Are people still dancing salsa?

Yes. I do this every day. I’ve been pounding the pavement for the past 22 years. There’s hardly a week where I’m not performing in another country. There’s a lot of salsa. And even markets that you wouldn’t consider have salsa stations. There’s a lot of salsa clubs in Argentina, Chile, Uruguay, Paraguay, Panama, Venezuela. But you can’t give them shit to consume. I think it’s time for everybody to wake up and put the work in. Record the next album like your life depended on it. A relationship with an album is like everything else. If you give shit, you get shit. Slow and steady wins the race.

Why record again with producer Sergio George?

He’s my Quincy. We literally finish each other’s sentences. We defer to each other.

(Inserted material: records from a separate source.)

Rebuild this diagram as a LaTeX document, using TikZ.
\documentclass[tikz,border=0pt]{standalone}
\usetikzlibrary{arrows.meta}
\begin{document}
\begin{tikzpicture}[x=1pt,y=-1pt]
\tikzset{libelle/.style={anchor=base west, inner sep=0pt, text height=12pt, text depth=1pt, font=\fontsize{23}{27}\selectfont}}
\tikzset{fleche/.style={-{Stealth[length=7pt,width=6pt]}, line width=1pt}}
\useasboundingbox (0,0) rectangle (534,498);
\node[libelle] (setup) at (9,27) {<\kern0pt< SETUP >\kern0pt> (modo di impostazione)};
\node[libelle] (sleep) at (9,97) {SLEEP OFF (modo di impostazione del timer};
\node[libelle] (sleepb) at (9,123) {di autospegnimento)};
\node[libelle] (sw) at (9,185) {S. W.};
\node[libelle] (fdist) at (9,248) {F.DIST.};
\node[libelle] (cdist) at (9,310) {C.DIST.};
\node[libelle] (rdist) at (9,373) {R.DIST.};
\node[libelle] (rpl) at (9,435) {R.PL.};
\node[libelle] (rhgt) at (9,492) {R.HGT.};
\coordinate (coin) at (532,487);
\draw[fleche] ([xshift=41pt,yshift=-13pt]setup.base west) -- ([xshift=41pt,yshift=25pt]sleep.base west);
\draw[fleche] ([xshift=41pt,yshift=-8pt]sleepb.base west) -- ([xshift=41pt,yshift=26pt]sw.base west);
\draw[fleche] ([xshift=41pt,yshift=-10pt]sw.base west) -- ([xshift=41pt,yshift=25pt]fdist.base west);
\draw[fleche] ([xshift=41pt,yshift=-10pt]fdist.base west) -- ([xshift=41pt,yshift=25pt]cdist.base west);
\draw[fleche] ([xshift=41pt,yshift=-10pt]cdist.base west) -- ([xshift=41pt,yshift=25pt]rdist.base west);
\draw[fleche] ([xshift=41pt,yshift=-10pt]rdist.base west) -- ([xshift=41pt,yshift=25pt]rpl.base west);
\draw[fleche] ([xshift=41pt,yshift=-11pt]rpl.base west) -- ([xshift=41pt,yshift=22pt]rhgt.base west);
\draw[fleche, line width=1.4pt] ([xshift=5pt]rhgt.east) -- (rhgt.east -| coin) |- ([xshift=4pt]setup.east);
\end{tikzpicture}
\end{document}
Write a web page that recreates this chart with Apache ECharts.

There’s no such thing as a bad idea. You never run out of ideas when you have those two brains connected.

Last year, during the finale of 'American Idol,' you sang Aguanile, a classic, very improvisatory salsa song, instead, of one of your pop hits. Why?

It was an opportunity for people to see who I really was. When I do the Today Show I do salsa. The vehicles don’t really dictate who I am or what I sing. It’s that simple. And had they suggested hey we don’t want Spanish, I’d have said, get somebody else.

You’re embarking on this 40-date tour, including stops in Australia and you’re famous for being very physical onstage. How do you stay in shape -- do you run 5 miles a day or something?

I don’t have to do anything to stay in shape. The show makes me stay in shape. Run 5 miles? Hell no. Cigarette, beer. The most important thing to stay in shape is the frame of mind.

You just shot the pictures for the new season of your clothing line at Kohl’s. How’s that going?

It’s been one of the most successful brands at Kohl’s. What makes me proud of that is I honestly feel I’m affecting change. If anybody knows anything about what I wear, it’s that I have no problem buying an $800 Balenciaga shirt. But when you figure out how to do a shirt, same exact quality in its construction and fabric and sell it for $40, that tickles me. I’m extremely proud of how we’ve been able to lock down the quality.

You’re home with your kids. What’s the most fun thing you’re looking forward to doing with your kids this Summer?

I love going on tour with them. We put them all on the bus and we get off on really interesting locations. It’s busing across America. It’s actually priceless.